“What should the card say?”
The florist had me stumped. Choosing the dozen red roses was easy but what could I say?
How do you wish your parents a happy anniversary when one of them is dead?
I wasn’t there when my parents married. But I wear my mother’s wedding ring that says “J.M. to J. C. 9-22-1962” on the ever-narrowing inner circle and I know at eleven a.m. on that day, when they were both so young, they started something very special. Three of my favorite people on our little blue planet came from my parents’ love: my sister, my brother, and my sister.
I’ve cried at many weddings as I watched the sappy, sickly happy couple begin their lives together, knowing what they can’t even imagine: it will be hard.

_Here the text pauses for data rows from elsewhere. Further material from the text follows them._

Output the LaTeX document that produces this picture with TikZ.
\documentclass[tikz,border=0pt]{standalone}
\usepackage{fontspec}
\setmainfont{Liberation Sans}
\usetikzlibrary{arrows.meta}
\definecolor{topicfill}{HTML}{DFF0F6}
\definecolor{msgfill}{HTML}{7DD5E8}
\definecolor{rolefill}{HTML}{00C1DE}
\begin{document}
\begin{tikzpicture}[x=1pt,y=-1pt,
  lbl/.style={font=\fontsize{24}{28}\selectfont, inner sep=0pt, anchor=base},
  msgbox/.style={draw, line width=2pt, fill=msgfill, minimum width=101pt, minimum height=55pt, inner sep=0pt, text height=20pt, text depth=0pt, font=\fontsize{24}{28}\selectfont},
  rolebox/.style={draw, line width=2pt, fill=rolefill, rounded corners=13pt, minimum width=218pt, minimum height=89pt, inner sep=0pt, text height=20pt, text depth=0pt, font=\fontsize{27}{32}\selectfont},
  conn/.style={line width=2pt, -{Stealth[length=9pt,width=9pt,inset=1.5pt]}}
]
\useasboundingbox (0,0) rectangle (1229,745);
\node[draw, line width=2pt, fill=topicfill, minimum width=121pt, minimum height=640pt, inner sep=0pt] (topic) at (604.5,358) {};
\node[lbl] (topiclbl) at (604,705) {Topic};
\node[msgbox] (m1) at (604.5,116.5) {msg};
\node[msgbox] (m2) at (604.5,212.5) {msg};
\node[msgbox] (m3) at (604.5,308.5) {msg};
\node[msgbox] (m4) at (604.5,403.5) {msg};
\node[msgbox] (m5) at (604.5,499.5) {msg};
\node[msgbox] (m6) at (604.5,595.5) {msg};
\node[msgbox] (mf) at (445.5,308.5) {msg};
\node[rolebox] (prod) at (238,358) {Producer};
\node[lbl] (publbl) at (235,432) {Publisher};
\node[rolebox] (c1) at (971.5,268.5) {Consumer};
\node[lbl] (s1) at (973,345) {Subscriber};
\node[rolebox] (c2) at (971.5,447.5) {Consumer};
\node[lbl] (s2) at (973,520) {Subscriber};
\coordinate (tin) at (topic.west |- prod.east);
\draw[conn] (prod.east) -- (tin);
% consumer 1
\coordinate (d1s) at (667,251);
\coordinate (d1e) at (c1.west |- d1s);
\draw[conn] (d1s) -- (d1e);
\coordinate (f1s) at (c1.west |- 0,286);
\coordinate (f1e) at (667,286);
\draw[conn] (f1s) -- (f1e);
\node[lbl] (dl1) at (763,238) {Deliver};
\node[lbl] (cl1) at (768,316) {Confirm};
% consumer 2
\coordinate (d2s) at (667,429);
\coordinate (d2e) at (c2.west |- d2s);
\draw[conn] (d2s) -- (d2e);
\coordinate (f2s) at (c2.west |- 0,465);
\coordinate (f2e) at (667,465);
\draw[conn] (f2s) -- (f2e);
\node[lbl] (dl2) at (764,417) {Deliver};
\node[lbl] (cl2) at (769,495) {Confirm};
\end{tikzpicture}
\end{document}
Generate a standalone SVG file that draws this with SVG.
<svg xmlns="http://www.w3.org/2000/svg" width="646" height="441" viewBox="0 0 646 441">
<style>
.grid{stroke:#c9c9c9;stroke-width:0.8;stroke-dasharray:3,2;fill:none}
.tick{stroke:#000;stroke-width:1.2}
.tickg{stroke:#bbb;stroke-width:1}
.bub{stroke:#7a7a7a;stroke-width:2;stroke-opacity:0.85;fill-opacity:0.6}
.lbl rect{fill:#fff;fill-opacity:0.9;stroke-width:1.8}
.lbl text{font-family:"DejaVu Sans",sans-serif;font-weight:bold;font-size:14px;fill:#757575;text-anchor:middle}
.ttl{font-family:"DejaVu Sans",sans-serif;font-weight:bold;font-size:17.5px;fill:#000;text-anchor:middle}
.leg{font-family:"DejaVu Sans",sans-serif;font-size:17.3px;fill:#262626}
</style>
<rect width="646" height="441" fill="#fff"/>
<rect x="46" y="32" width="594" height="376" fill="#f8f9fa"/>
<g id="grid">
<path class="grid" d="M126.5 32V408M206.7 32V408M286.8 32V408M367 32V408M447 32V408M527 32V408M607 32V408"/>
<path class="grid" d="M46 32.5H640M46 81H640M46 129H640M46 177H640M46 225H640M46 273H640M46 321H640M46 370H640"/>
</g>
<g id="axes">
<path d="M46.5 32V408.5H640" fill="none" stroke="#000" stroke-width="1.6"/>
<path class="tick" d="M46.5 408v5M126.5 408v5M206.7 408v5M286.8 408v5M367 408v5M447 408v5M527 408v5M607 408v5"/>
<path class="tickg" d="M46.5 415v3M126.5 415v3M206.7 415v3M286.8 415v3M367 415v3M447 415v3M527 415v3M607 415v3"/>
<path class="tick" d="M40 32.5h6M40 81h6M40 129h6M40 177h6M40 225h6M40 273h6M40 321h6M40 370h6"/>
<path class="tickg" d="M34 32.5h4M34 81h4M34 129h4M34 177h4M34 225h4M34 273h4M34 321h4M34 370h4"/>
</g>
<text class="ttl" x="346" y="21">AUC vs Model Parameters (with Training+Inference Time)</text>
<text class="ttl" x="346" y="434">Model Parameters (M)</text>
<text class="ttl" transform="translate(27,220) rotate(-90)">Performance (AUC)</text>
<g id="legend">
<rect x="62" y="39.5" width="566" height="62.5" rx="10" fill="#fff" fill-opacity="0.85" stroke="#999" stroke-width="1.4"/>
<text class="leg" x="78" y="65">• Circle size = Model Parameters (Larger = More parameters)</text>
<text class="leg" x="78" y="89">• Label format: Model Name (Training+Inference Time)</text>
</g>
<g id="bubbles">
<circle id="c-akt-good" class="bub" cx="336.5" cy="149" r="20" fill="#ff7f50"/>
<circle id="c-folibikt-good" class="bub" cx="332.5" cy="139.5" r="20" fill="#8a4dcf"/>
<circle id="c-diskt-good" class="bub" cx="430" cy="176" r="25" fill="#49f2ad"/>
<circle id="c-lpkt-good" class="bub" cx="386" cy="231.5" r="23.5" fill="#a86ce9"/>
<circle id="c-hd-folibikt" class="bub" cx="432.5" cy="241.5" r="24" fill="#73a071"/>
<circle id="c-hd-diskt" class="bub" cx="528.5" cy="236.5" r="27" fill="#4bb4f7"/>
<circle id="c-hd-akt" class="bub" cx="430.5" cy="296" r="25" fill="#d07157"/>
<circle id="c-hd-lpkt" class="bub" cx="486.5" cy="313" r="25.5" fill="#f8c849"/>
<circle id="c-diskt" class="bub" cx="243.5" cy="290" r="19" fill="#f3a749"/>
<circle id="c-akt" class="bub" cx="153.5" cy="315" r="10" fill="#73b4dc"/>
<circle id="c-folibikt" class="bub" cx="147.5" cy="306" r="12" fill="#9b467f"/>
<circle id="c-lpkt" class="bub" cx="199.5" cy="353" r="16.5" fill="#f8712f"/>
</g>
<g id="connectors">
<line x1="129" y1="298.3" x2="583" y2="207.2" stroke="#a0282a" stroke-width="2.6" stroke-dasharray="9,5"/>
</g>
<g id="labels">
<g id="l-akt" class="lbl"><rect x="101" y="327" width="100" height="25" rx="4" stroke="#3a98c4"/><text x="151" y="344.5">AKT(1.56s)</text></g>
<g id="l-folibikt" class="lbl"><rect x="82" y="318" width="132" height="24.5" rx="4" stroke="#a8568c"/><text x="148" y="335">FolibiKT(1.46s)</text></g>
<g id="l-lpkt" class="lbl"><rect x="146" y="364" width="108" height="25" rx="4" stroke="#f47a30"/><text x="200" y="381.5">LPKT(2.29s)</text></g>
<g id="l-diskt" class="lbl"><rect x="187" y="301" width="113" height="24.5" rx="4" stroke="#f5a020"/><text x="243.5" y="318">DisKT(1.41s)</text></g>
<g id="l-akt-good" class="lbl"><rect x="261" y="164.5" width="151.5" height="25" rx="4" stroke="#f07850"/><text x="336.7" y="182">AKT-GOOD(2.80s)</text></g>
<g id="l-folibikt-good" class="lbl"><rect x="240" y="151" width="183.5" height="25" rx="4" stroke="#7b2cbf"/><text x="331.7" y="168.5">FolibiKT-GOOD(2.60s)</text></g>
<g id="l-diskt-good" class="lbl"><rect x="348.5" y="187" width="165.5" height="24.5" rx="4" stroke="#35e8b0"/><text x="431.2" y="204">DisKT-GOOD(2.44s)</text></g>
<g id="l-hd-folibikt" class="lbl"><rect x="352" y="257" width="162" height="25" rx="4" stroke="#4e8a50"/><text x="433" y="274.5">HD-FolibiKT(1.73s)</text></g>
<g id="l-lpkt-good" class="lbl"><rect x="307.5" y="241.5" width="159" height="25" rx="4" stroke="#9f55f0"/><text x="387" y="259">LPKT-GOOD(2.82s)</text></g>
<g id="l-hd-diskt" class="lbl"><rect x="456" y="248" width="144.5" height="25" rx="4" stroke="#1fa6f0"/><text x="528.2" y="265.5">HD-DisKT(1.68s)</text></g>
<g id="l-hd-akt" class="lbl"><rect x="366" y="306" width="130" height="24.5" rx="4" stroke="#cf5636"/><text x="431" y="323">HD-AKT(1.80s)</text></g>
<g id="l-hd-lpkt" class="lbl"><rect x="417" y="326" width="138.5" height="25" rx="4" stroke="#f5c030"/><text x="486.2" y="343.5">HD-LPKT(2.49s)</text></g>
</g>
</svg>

Hard to stay married. Hard to keep loving each other on the days that you don’t even like each other. Hard to lean on and support each other through sleepless nights, sickness, sadness. So hard. And so wonderful to have someone who will always have your back. For the rest of your life. Or the rest of his life.
On the wedding day, the two become a brand new family. Even without kids, they are undeniably promising to always be there for the other. As a family.
So, in some part of me, I do remember my parents’ wedding day. The song echoes in my heart.
“Oh how we danced on the night we were wed…”
So I answered, “Mom, Remembering the day fifty years ago when you started our family.”